Integrated Learning and Optimization (ILO)

Updated 27 January 2026

Integrated Learning and Optimization (ILO) is an advanced framework that couples predictive modeling with prescriptive tasks to systematically minimize decision regret and operational costs.
It leverages bilevel programming, differentiable solvers, and decision-focused loss functions to integrate learning with optimization under uncertainty.
Applications in power systems, air traffic management, and autonomous robotics demonstrate significant performance gains and cost reductions compared to sequential approaches.

Integrated Learning and Optimization (ILO) is a class of algorithmic methodologies and mathematical formulations that tightly couple predictive modeling—in particular, the estimation of uncertain or context-dependent parameters—with downstream optimization tasks, such that the learning procedure is explicitly oriented toward improving decision quality. Within ILO frameworks, model parameters are trained through direct integration with the prescriptive optimization problem, rather than solely with respect to prediction accuracy, enabling systematic minimization of post-decision regret, operational costs, constraint violations, or other domain-specific metrics. ILO generalizes traditional sequential pipelines by creating feedback between learning and optimization modules, and its foundations span stochastic bilevel programming, optimization networks, model-driven imitation learning, and robust control designs.

1. Mathematical Foundations and General Formulation

ILO is formalized as a stochastic bilevel program where the upper-level objective aggregates decision quality across realized data, and the lower-level problem is an optimization task whose input data or constraints are governed by the parameters or distributions predicted by a learner.
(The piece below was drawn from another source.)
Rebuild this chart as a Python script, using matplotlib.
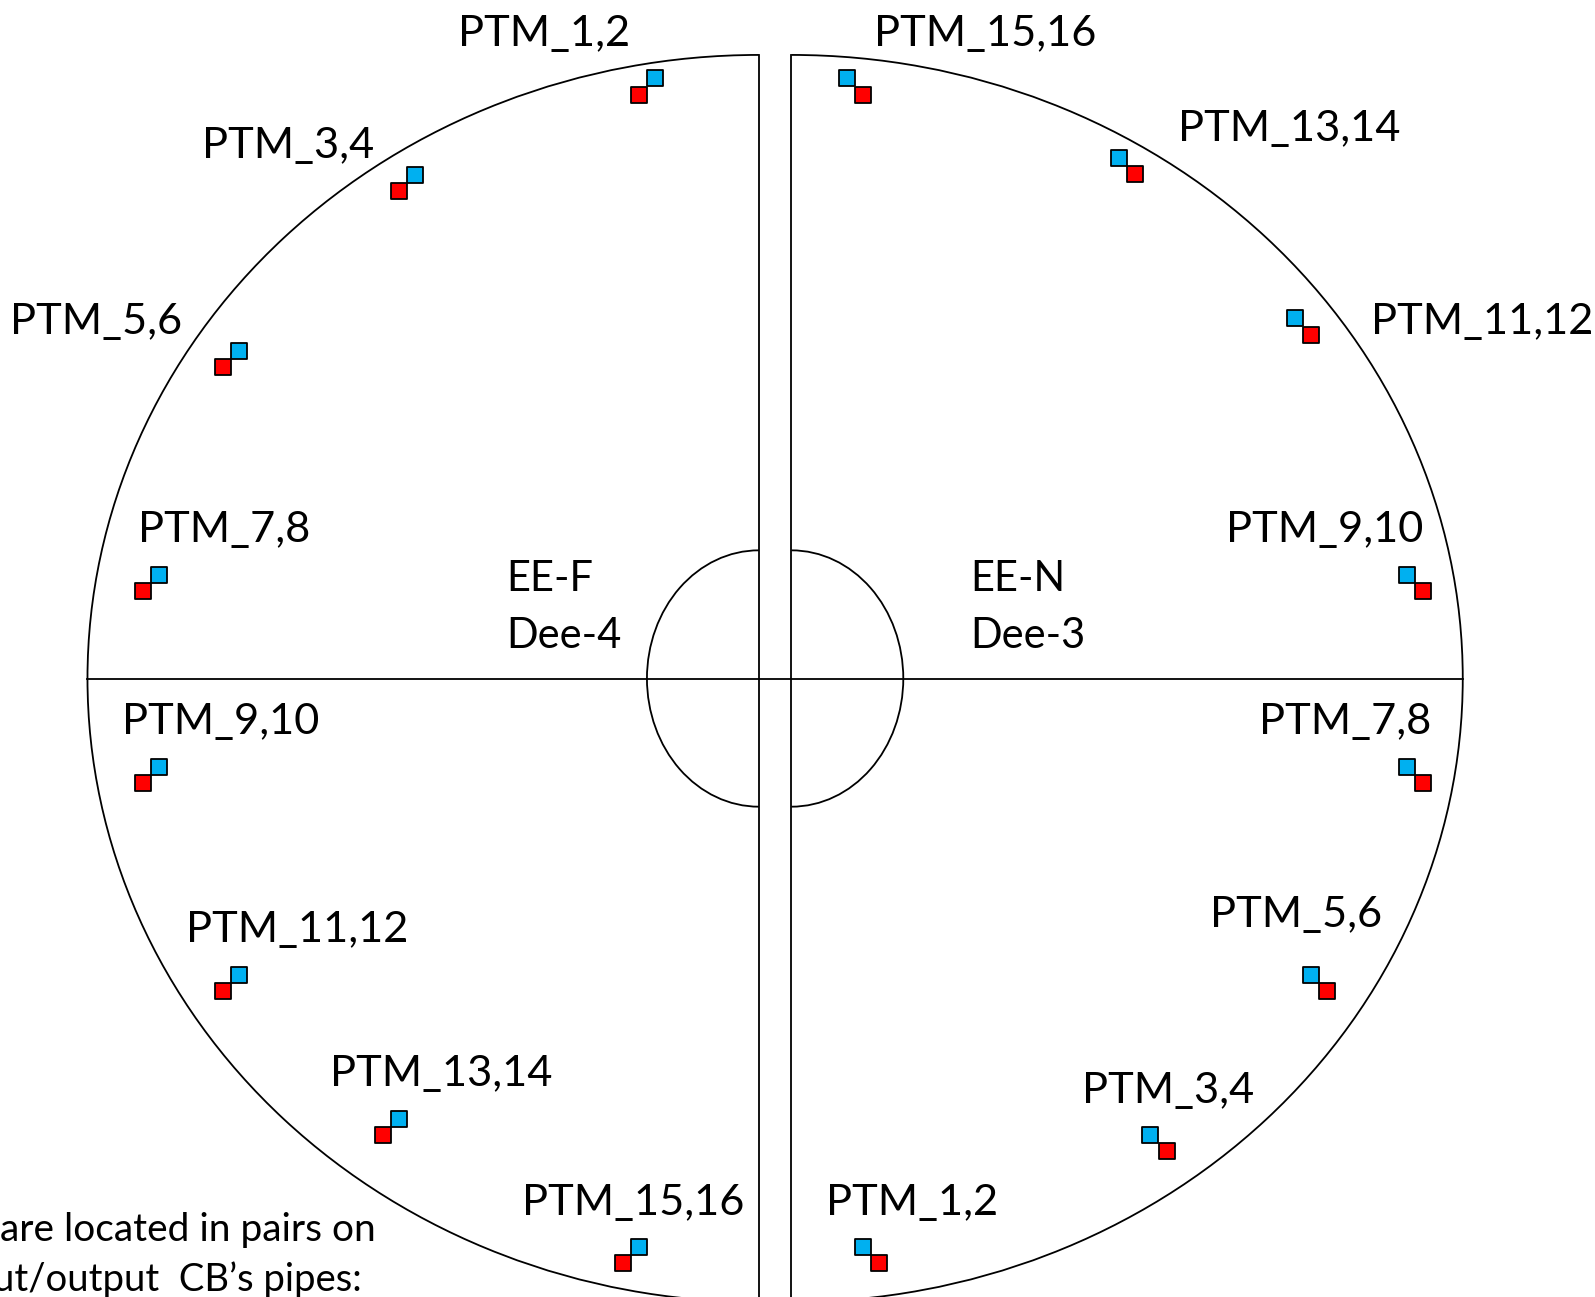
import matplotlib
matplotlib.use("Agg")
import matplotlib.pyplot as plt
from matplotlib.patches import Arc

# Layout units of the diagram
left_edge, right_edge = 86, 1438
gap_left, gap_right = 746, 778
center_y, outer_ry, inner_ry, inner_rx = 667, 613, 126, 110

# Left dee (EE-F) sensors
left_labels = ["PTM_1,2", "PTM_3,4", "PTM_5,6", "PTM_7,8", "PTM_9,10", "PTM_11,12", "PTM_13,14", "PTM_15,16"]
left_label_x = [452, 200, 11, 137, 121, 184, 326, 515]
left_label_y = [45, 155, 328, 533, 722, 926, 1068, 1194]
left_blue_x = [644, 408, 235, 156, 156, 235, 392, 628]
left_blue_y = [77, 172, 345, 565, 754, 958, 1100, 1226]
left_red_x = [628, 392, 219, 140.5, 140.5, 219, 376.5, 612]
left_red_y = [93, 187.5, 360.5, 580.5, 769.5, 974, 1116, 1241.5]

# Right dee (EE-N) sensors
right_labels = ["PTM_15,16", "PTM_13,14", "PTM_11,12", "PTM_9,10", "PTM_7,8", "PTM_5,6", "PTM_3,4", "PTM_1,2"]
right_label_x = [861, 1160, 1349, 1207, 1239, 1191, 1065, 814]
right_label_y = [45, 139, 328, 533, 722, 911, 1084, 1194]
right_blue_x = [832.5, 1100, 1273, 1383, 1383, 1289, 1131, 848]
right_blue_y = [77, 155, 313, 565, 754, 958, 1116, 1226]
right_red_x = [848, 1116, 1289, 1399, 1399, 1304.5, 1147, 864]
right_red_y = [93, 171.5, 329, 581, 770, 974, 1131, 1241.5]

# Dee captions
dee_text = ["EE-F", "Dee-4", "EE-N", "Dee-3"]
dee_x = [499, 499, 955, 955]
dee_y = [581, 637, 581, 637]

# Note cut off by the lower-left edge of the slide
note_text = ["are located in pairs on", "ut/output  CB\u2019s pipes:"]
note_x = [369.5, 355.5]
note_y = [1220, 1269]
note_size = [28, 27.5]

BLUE, RED = "#00B0F0", "#FF0000"
LW = 1.3

plt.rcParams["font.family"] = ["Lato", "DejaVu Sans"]
fig = plt.figure(figsize=(15.95, 12.97), dpi=100)
ax = fig.add_axes([0, 0, 1, 1])
ax.set_xlim(0, 1568)
ax.set_ylim(1275, 0)
ax.axis("off")

# Half ellipses, each centred on its own gap line
ax.add_patch(Arc((gap_left, center_y), 2 * (gap_left - left_edge), 2 * outer_ry,
                 theta1=90, theta2=270, lw=LW, color="k"))
ax.add_patch(Arc((gap_right, center_y), 2 * (right_edge - gap_right), 2 * outer_ry,
                 theta1=-90, theta2=90, lw=LW, color="k"))
ax.add_patch(Arc((gap_left, center_y), 2 * inner_rx, 2 * inner_ry,
                 theta1=90, theta2=270, lw=LW, color="k"))
ax.add_patch(Arc((gap_right, center_y), 2 * inner_rx, 2 * inner_ry,
                 theta1=-90, theta2=90, lw=LW, color="k"))

ax.plot([left_edge, right_edge], [center_y, center_y], color="k", lw=LW)
bottom = center_y + outer_ry
top = center_y - outer_ry
ax.plot([gap_left, gap_left], [top, bottom], color="k", lw=LW)
ax.plot([gap_right, gap_right], [top, bottom], color="k", lw=LW)

size = (15 * 0.72 * 1.0177) ** 2
for xs, ys, color in [(left_blue_x, left_blue_y, BLUE), (left_red_x, left_red_y, RED),
                      (right_blue_x, right_blue_y, BLUE), (right_red_x, right_red_y, RED)]:
    ax.scatter(xs, ys, s=size, marker="s", c=color, edgecolors="k", linewidths=1.3, zorder=3)

FS = 31.2
for labels, xs, ys in [(left_labels, left_label_x, left_label_y),
                       (right_labels, right_label_x, right_label_y)]:
    for t, x, y in zip(labels, xs, ys):
        ax.text(x - 1.5, y, t, fontsize=FS, ha="left", va="baseline", color="k")
for t, x, y in zip(dee_text, dee_x, dee_y):
    ax.text(x - 1, y, t, fontsize=30, ha="left", va="baseline", color="k")
for t, x, y, s in zip(note_text, note_x, note_y, note_size):
    ax.text(x, y, t, fontsize=s, ha="right", va="baseline", color="k")

fig.savefig("out.png", dpi=100)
Explicitly, given a family of predictors $f_\theta(x)$ for uncertainty-conditioned variables $Y$ , the canonical ILO program can be posed as

$\min_{\theta \in \Theta} \; \mathbb{E}_{(X,Y) \sim P} \left[ L(z^*(X), X, Y, \theta) \right], \quad\text{s.t.} \; z^*(x) \in \arg\min_{z \in \mathcal{Z}} \mathbb{E}_{Y' \sim f_\theta(x)}[c(z, Y')]$

(Tao et al., 23 Jan 2026). For convex lower-level structure, this reduces to a two-stage stochastic mathematical program with equilibrium constraints (SMPEC) involving variational inequalities. Necessary first-order optimality conditions leverage Mordukhovich subdifferential calculus, coderivative multipliers, and sensitivity analysis of the second-stage value function; in nonconvex settings, partial calmness and value-function penalization are required (Tao et al., 23 Jan 2026).
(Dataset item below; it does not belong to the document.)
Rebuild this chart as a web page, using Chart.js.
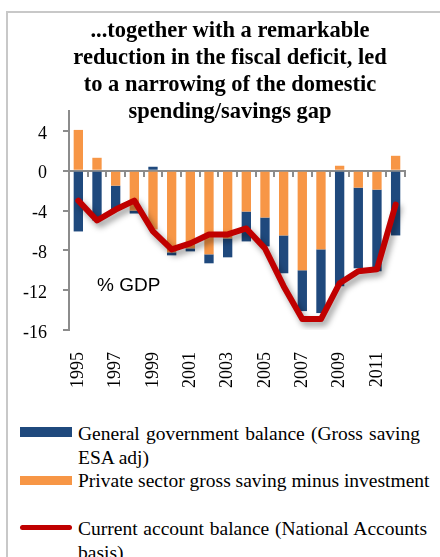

Integrated bilevel approaches generalize ML-in-the-loop optimization by training prediction parameters via implicit differentiation through the optimization layer, with KKT embeddings or value-function reformulations enabling chain rule propagation (Kolcu et al., 2021). Architecture features include parametric or deep models for $f_\theta$ , differentiable solvers for the lower-level program, and custom loss functions targeting post-decision regrets.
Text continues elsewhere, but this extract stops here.